Mit ihrer Klage begehrte die Klägerin gemäß § 37 EO die Unzulässigerklärung der Exekution in Ansehung der vorgenannten Pfandgegenstände mit der Behauptung, daß sie deren Eigentümerin sei. Sie habe nämlich diese durch Kauf von ihrem Gatten Adolf W erworben und den Kaufpreis aus ihrem Einkommen als Diplomhebamme im Krankenhaus W bezahlt.
Die Beklagte beantragte Klagsabweisung und behauptete ihrerseits, daß der Kaufvertrag einerseits nur zum Schein errichtet worden und andererseits mangels Einhaltung der gesetzlichen Formvorschriften (Notariatsakt) unwirksam sei. Selbst bei Zutreffen der Klagsbehauptungen liege ein nach § 2 Z 3 AnfO anfechtbares Rechtsgeschäft vor.
Das Erstgericht wies das Klagebegehren ab. Es stellte fest, daß die Klägerin die vorgenannten Pfandgegenstände von ihrem Gatten Adolf W gekauft und übernommen habe. Der Kaufvertrag hätte jedoch als Rechtsgeschäft zwischen Ehegatten der Aufnahme eines Notariatsaktes bedurft, der nicht errichtet worden sei. Der Kaufvertrag könne wohl von den Ehegatten W nach § 1432 ABGB nicht mehr angefochten werden, sei jedoch in Ansehung Dritter nicht wirksam. Die gegenteilige Rechtsansicht würde zu einer Umgehung der Vorschriften des § 1 Abs 1 lit b NZwG führen, die eine Publizitätsform nicht zum Schutze der Ehegatten gegeneinander, sondern deren Gläubiger normieren. Das Klagebegehren sei daher schon mangels Schlüssigkeit abzuweisen.

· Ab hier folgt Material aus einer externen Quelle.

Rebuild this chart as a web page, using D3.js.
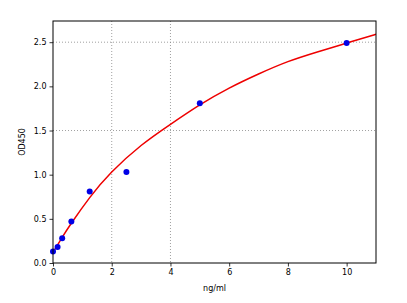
<!DOCTYPE html>
<html>
<head>
<meta charset="utf-8">
<script src="https://cdn.jsdelivr.net/npm/d3@7"></script>
<style>
  body { margin: 0; background: #fff; }
  text { font-family: "DejaVu Sans", sans-serif; }
</style>
</head>
<body>
<div id="chart"></div>
<script>
// standard concentrations (ng/ml) and measured OD450
var stdConc = [0, 0.156, 0.3125, 0.625, 1.25, 2.5, 5, 10];
var stdOD = [0.13, 0.18, 0.28, 0.47, 0.81, 1.03, 1.81, 2.49];

// fitted curve
var fitConc = [0, 0.3125, 0.625, 1.25, 2, 3, 4, 5, 6, 7, 8, 9, 10, 11];
var fitOD = [0.12, 0.29, 0.45, 0.74, 1.03, 1.33, 1.57, 1.79, 1.98, 2.14, 2.28, 2.39, 2.49, 2.59];

var xTicks = [0, 2, 4, 6, 8, 10];
var yTicks = [0, 0.5, 1.0, 1.5, 2.0, 2.5];
var xGrid = [2, 4];
var yGrid = [1.5, 2.5];

var width = 407, height = 303;
var margin = {top: 21, right: 31, bottom: 40, left: 53};

var svg = d3.select("#chart").append("svg")
    .attr("width", width)
    .attr("height", height);

var x = d3.scaleLinear().domain([0, 11]).range([margin.left, width - margin.right]);
var y = d3.scaleLinear().domain([0, 2.74]).range([height - margin.bottom, margin.top]);

// grid
svg.append("g").selectAll("line")
    .data(xGrid).enter().append("line")
    .attr("x1", function (d) { return x(d); })
    .attr("x2", function (d) { return x(d); })
    .attr("y1", margin.top)
    .attr("y2", height - margin.bottom)
    .attr("stroke", "#888")
    .attr("stroke-width", 0.8)
    .attr("stroke-dasharray", "1,2");

svg.append("g").selectAll("line")
    .data(yGrid).enter().append("line")
    .attr("x1", margin.left)
    .attr("x2", width - margin.right)
    .attr("y1", function (d) { return y(d); })
    .attr("y2", function (d) { return y(d); })
    .attr("stroke", "#888")
    .attr("stroke-width", 0.8)
    .attr("stroke-dasharray", "1,2");

// fit line
var fit = fitConc.map(function (c, i) { return [c, fitOD[i]]; });
var line = d3.line()
    .x(function (d) { return x(d[0]); })
    .y(function (d) { return y(d[1]); })
    .curve(d3.curveNatural);

svg.append("clipPath").attr("id", "plotclip")
    .append("rect")
    .attr("x", margin.left).attr("y", margin.top)
    .attr("width", width - margin.left - margin.right)
    .attr("height", height - margin.top - margin.bottom);

var plot = svg.append("g").attr("clip-path", "url(#plotclip)");

plot.append("path")
    .attr("d", line(fit))
    .attr("fill", "none")
    .attr("stroke", "#ee0000")
    .attr("stroke-width", 1.5);

// standards
svg.append("g").selectAll("circle")
    .data(stdConc).enter().append("circle")
    .attr("cx", function (d) { return x(d); })
    .attr("cy", function (d, i) { return y(stdOD[i]); })
    .attr("r", 3)
    .attr("fill", "#0000e6");

// axes
var xAxis = d3.axisBottom(x).tickValues(xTicks).tickSize(3.5).tickPadding(3)
    .tickFormat(d3.format("d"));
var yAxis = d3.axisLeft(y).tickValues(yTicks).tickSize(3.5).tickPadding(3)
    .tickFormat(d3.format(".1f"));

var gx = svg.append("g")
    .attr("transform", "translate(0," + (height - margin.bottom) + ")")
    .call(xAxis);
var gy = svg.append("g")
    .attr("transform", "translate(" + margin.left + ",0)")
    .call(yAxis);

[gx, gy].forEach(function (g) {
    g.select(".domain").remove();
    g.selectAll("text").attr("font-size", 8).attr("fill", "#000")
        .style("font-family", "DejaVu Sans");
    g.selectAll("line").attr("stroke", "#000").attr("stroke-width", 0.8);
});

// frame
svg.append("rect")
    .attr("x", margin.left)
    .attr("y", margin.top)
    .attr("width", width - margin.left - margin.right)
    .attr("height", height - margin.top - margin.bottom)
    .attr("fill", "none")
    .attr("stroke", "#000")
    .attr("stroke-width", 1);

// labels
svg.append("text")
    .attr("x", (margin.left + width - margin.right) / 2)
    .attr("y", 291)
    .attr("text-anchor", "middle")
    .attr("font-size", 8)
    .text("ng/ml");

svg.append("text")
    .attr("transform", "translate(25," + ((margin.top + height - margin.bottom) / 2) + ") rotate(-90)")
    .attr("text-anchor", "middle")
    .attr("font-size", 8)
    .text("OD450");
</script>
</body>
</html>
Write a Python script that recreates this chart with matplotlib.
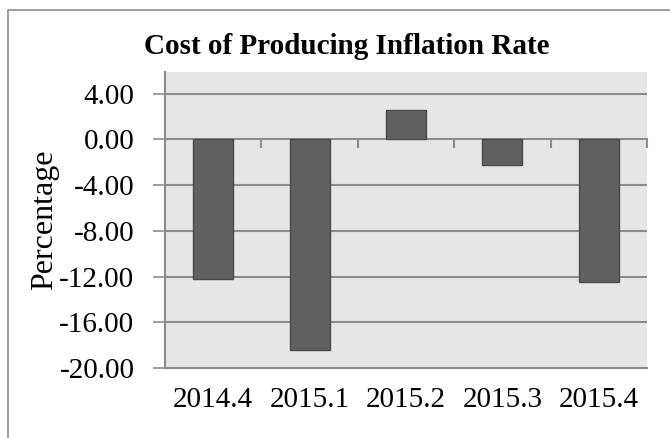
import matplotlib.pyplot as plt
from matplotlib.patches import Rectangle
import numpy as np

quarters = ['2014.4', '2015.1', '2015.2', '2015.3', '2015.4']
rates = [-12.2, -18.4, 2.6, -2.2, -12.5]
yticks = [4, 0, -4, -8, -12, -16, -20]

plt.rcParams['font.family'] = ['Liberation Serif', 'DejaVu Serif']

fig = plt.figure(figsize=(6.7, 4.38), dpi=100)
W, H = 670, 438
ax = fig.add_axes([165 / W, 1 - 368 / H, (647 - 165) / W, (368 - 72) / H])

# outer chart border (only top/left visible in the crop)
fig.patches.append(Rectangle((8 / W, -0.1), 1.2, 1 - 10 / H + 0.1,
                             transform=fig.transFigure, fill=False,
                             edgecolor='#8c8c8c', linewidth=1.2))

x = np.arange(len(quarters))
ax.set_facecolor('#e6e6e6')
for v in yticks:
    ax.axhline(v, color='#8c8c8c', linewidth=1.5, zorder=1)
ax.bar(x, rates, width=0.415, color='#606060', edgecolor='#4a4a4a',
       linewidth=1.0, zorder=3)

ax.set_xlim(-0.5, len(quarters) - 0.5)
ax.set_ylim(-20, 5.9)
ax.set_yticks(yticks)
ax.set_yticklabels([f'{v:.2f}' for v in yticks], fontsize=21)
ax.tick_params(axis='y', length=9, width=1.2, color='#8c8c8c', pad=13)

ax.set_xticks(x)
ax.set_xticklabels(quarters, fontsize=21)
ax.tick_params(axis='x', length=0, pad=14)
# category separator ticks hanging from the zero line
for b in np.arange(0.5, len(quarters) + 0.5, 1.0):
    ax.plot([b, b], [0, -0.7], color='#8c8c8c', linewidth=1.5, zorder=2,
            clip_on=False)

for s in ['top', 'right']:
    ax.spines[s].set_visible(False)
ax.spines['left'].set_color('#8c8c8c')
ax.spines['left'].set_linewidth(1.5)
ax.spines['bottom'].set_color('#8c8c8c')
ax.spines['bottom'].set_linewidth(1.5)

fig.text(45 / W, 1 - 220 / H, 'Percentage', rotation=90,
         ha='center', va='center', fontsize=23)
fig.text(347 / W, 1 - 54 / H, 'Cost of Producing Inflation Rate',
         ha='center', va='baseline', fontsize=21, fontweight='bold')

fig.savefig('out.png', dpi=100)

Das Berufungsgericht hob das Ersturteil unter Rechtskraftvorbehalt auf und verwies die Rechtssache zur neuerlichen Verhandlung und Urteilsfällung an das Prozeßgericht erster Instanz zurück. Es war der Auffassung, daß über den gegenständlichen Kaufvertrag wohl ein Notariatsakt zu errichten gewesen wäre. Durch die vollständige Erfüllung sei jedoch dieser Formmangel geheilt und der Kaufvertrag unanfechtbar geworden. Durch Bezahlung und Übernahme sei die Klägerin trotz Verletzung der vorgenannten Formvorschrift Eigentümerin der eingangs erwähnten Pfandgegenstände geworden. Ihr Eigentum wirke absolut und daher auch Dritten gegenüber. Diese könnten nur durch Anfechtung die Unwirksamerklärung der Vermögenstransaktion ihnen gegenüber erwirken. Auf die von der Beklagten erhobene Anfechtungseinrede sei das Erstgericht im Hinblick auf seine vom Berufungsgericht nicht geteilte Rechtsansicht nicht eingegangen. Das Erstgericht werde daher die materielle Berechtigung des von der Beklagten geltend gemachten Anfechtungstatbestandes zu prüfen und dann neuerlich zu entscheiden haben.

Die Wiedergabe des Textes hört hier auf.